2.    Implicit Attitude (Sub-Conscious) – Implicit attitudes exist when a person is unaware of his or her attitudes (beliefs) and how they influence his or her behaviour. Subconsciously formed attitudes are referred to as implicit attitudes. Affective experiences have a big influence on these.
Note: Explicit Attitudes are attitudes that are formed consciously, are easy to self-report, and are at the conscious level. Implicit Attitudes, on the other hand, are unconscious attitudes that are formed involuntarily and are usually unknown to us.
With the help of the following example, let us try to understand the difference between explicit and implicit attitude.
1.    Assume you're out with your pals and you meet someone new. This new acquaintance is wearing a 'Blue and Gold' Mumbai Indians jersey, which happens to be your favourite IPL team. You decide you like this person and strike up a friendly conversation with them. You consciously noticed the jersey and determined that this is obviously someone with whom you would get along well from an attitude standpoint. Your attitude is formed on a conscious level; it was purposefully formed, and you can tell someone else about it.
2.    Consider the following scenario. You're having a good time with your pals. You notice a few strangers around you but don't interact with them. You converse with your friends but are extremely uneasy. Perhaps your friend will notice and inquire as to what's wrong. You, on the other hand, have no idea. It's possible that one of the strangers near you reminds you of someone from your past whom you despise in this scenario. It's your attitude toward this person that makes you feel uneasy. The attitude, on the other hand, is unconscious; it was formed involuntarily, and you have no idea it exists, so you can't tell anyone about it.
•    It is possible for an explicit attitude and an implicit attitude to contradict each other, and this is quite common. Consider William, a white middle-class American who genuinely believes that all races are equal and abhors any form of racial prejudice. This is William's stated position. 
•    He is well aware of his strong viewpoint and can easily communicate it to others. He is, however, completely unaware that whenever he is in the company of Afro-Americans (or Black Americans), he becomes nervous.
•    It's possible that some of these negative stereotypes influenced William without his knowledge if he grew up in a small town with strong negative stereotypes about Black people. He may have a subconscious belief that African-Americans are bad people. This is William's implicitly contradictory attitude. It was created inadvertently, and he is unaware of it.

Explicit Attitude

Implicit Attitude

Consciously and Deliber­ately formed

Develops Subconsciously

They are generally formed due to recent experiences

They are the result of old experiences

Explicit attitudes have a dominant cognitive com­ponent

Implicit attitudes are mainly driven by the Af­fective component

These can be expressed and shared easily (self-re­ported)

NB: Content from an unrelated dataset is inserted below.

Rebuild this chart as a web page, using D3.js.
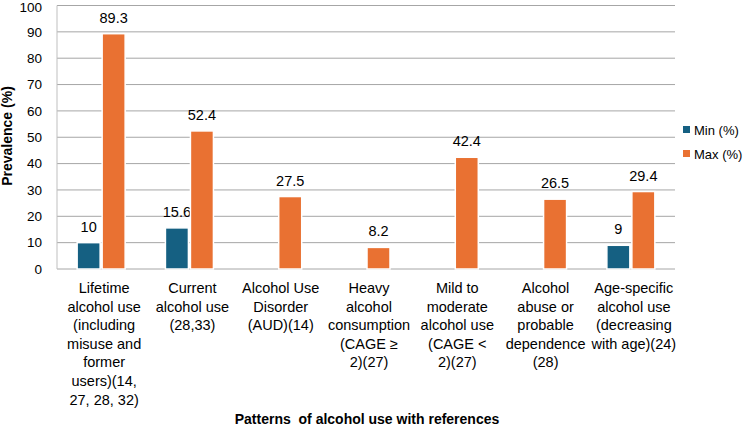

These exist mostly at a subconscious level and therefore sharing such attitudes is difficult



•    Because there is no exact scale for measuring attitudes, it is often difficult to do so. 
•    After all, attitudes are hypothetical constructs that are difficult to study empirically. Nonetheless, psychologists analyse attitudes using the explicit-implicit dichotomy.
•    Inquiring about someone's attitudes is probably the simplest way to learn about them. Attitudes, on the other hand, are linked to self-image and social acceptance (i.e. attitude functions). People's responses may be influenced by social desirability in order to maintain a positive self-image. 
•    They may not express their true feelings, but they will respond in a way that is socially acceptable.
•    Various methods of measuring attitudes have been developed in response to this problem. All of them, however, have limitations. 
•    Different measures, in particular, focus on different aspects of attitudes – cognitive, affective, and behavioural.


•    Self-reports or easily observed behaviours are commonly used in explicit measures. Bipolar scales (e.g., good-bad, favourable-unfavourable, support-oppose, etc.) are commonly used.


•    Because implicit measurements are not consciously directed and are assumed to be automatic, they may be more valid and reliable than explicit measurements (such as self-reports in which you can do manipulation in self-reporting). 
•    People can have implicit prejudicial attitudes while expressing explicit prejudice-free attitudes.
•    Implicit measures help account for these situations by examining attitudes that a person may be unaware of or unwilling to display. 
•    The more powerful an implicit attitude is, the more likely it is to manifest as an explicit attitude. Strong attitudes are stable and resistant to persuasion, making them useful for predicting behaviour.
Attitude-Types And Examples


Explore the structure of attitudes by looking at their STRENGTH, ACCESSIBILITY, and AMBIVALENCE.


•    The strength of attitudes varies. Some attitudes are positive, while others are negative.
•    The strength with which one holds an attitude is often a good predictor of subsequent behaviour. The more powerful the attitude, the more likely it is to influence behaviour.


•    The ease with which attitudes can be retrieved from memory, or how readily available an attitude is about an object, issue, or situation, is referred to as attitude accessibility.
•    Attitudes that are more easily accessed from memory are more predictive of behaviour and are more consistent over time.


•    Our evaluations of objects, issues, events, or people are not always uniformly positive or negative; our evaluations are frequently mixed, consisting of both positive and negative reactions. 
•    In other words, attitude ambivalence occurs when we have both positive and negative attitudes toward the object in question at the same time.